• _Goal_: Copy exactly, and only, the lines between the line holding "Reproduce this chart with matplotlib." and the line holding "x = list(range(len(years)))", inclusive; skip the pictures.

• _Task data_:
————————

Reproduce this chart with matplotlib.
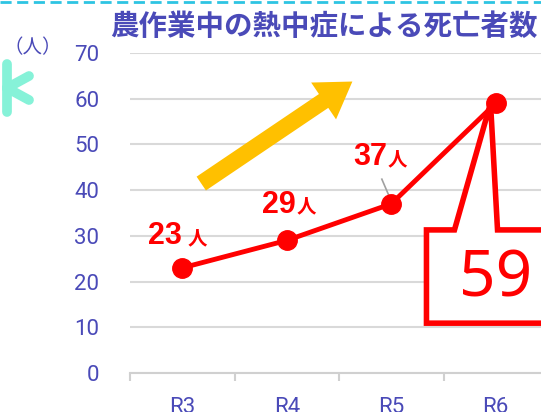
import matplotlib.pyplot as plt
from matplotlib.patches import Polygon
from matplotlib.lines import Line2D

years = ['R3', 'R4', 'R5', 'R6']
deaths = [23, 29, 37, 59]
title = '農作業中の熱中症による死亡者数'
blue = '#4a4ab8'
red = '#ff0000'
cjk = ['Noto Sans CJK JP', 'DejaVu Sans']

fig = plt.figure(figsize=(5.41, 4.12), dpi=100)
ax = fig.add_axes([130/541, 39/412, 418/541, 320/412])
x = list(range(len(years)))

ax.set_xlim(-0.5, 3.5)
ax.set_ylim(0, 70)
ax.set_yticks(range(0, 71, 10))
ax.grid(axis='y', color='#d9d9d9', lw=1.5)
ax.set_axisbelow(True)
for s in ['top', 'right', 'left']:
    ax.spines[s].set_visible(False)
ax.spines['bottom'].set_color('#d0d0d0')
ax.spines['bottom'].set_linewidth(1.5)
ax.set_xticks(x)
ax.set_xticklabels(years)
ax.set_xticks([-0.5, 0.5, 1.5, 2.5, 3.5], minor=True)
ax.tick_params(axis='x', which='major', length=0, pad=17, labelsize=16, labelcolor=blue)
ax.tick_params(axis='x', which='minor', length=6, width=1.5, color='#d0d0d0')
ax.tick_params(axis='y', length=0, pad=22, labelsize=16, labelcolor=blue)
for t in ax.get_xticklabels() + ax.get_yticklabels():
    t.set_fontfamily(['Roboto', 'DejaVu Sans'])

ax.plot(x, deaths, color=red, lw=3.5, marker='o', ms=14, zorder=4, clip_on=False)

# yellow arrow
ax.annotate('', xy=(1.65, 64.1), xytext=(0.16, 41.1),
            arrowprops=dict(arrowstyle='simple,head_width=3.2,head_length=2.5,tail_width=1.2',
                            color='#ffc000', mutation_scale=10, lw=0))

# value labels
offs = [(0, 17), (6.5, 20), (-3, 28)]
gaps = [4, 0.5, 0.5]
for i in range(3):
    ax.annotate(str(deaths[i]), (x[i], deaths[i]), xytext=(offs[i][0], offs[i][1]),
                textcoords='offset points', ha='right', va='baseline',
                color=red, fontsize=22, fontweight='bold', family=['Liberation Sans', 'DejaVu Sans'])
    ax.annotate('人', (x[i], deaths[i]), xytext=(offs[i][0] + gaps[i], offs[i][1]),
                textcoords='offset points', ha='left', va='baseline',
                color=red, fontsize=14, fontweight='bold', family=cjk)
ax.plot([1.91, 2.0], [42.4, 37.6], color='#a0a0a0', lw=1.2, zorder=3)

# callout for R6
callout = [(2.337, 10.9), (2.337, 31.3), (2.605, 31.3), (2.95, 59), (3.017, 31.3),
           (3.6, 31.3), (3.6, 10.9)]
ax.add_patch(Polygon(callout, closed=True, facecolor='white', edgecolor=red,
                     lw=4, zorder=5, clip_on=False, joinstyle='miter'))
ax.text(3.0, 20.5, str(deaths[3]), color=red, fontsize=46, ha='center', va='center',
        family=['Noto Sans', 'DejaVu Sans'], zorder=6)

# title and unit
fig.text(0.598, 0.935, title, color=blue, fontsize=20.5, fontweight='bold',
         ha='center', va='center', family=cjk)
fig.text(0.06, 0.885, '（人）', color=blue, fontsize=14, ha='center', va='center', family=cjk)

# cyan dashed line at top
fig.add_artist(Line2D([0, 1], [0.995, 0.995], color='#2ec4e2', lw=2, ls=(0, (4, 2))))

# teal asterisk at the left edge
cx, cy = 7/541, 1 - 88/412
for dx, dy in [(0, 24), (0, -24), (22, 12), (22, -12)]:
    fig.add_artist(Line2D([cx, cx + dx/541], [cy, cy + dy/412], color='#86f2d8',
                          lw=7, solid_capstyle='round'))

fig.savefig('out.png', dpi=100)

————————

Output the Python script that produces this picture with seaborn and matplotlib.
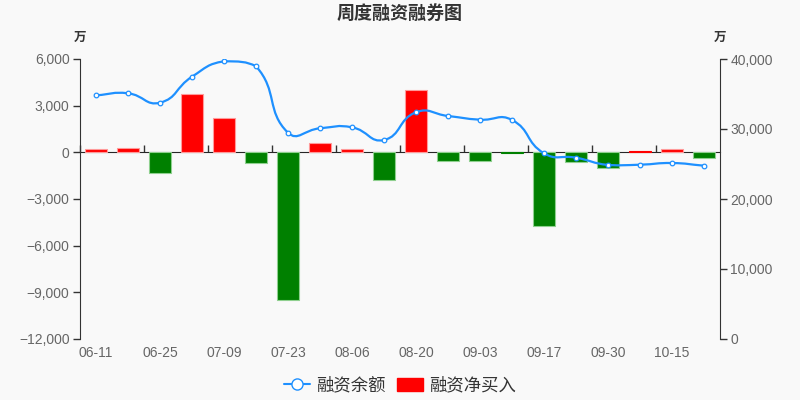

————————

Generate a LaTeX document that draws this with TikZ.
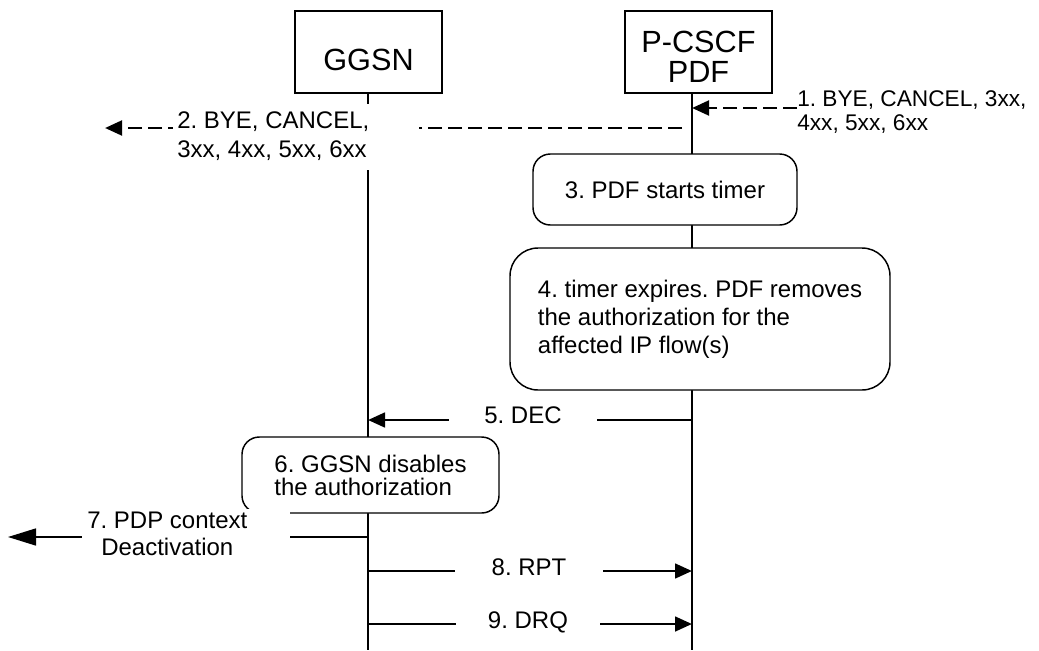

————————

• _The answer_:
Reproduce this chart with matplotlib.
import matplotlib.pyplot as plt
from matplotlib.patches import Polygon
from matplotlib.lines import Line2D

years = ['R3', 'R4', 'R5', 'R6']
deaths = [23, 29, 37, 59]
title = '農作業中の熱中症による死亡者数'
blue = '#4a4ab8'
red = '#ff0000'
cjk = ['Noto Sans CJK JP', 'DejaVu Sans']

fig = plt.figure(figsize=(5.41, 4.12), dpi=100)
ax = fig.add_axes([130/541, 39/412, 418/541, 320/412])
x = list(range(len(years)))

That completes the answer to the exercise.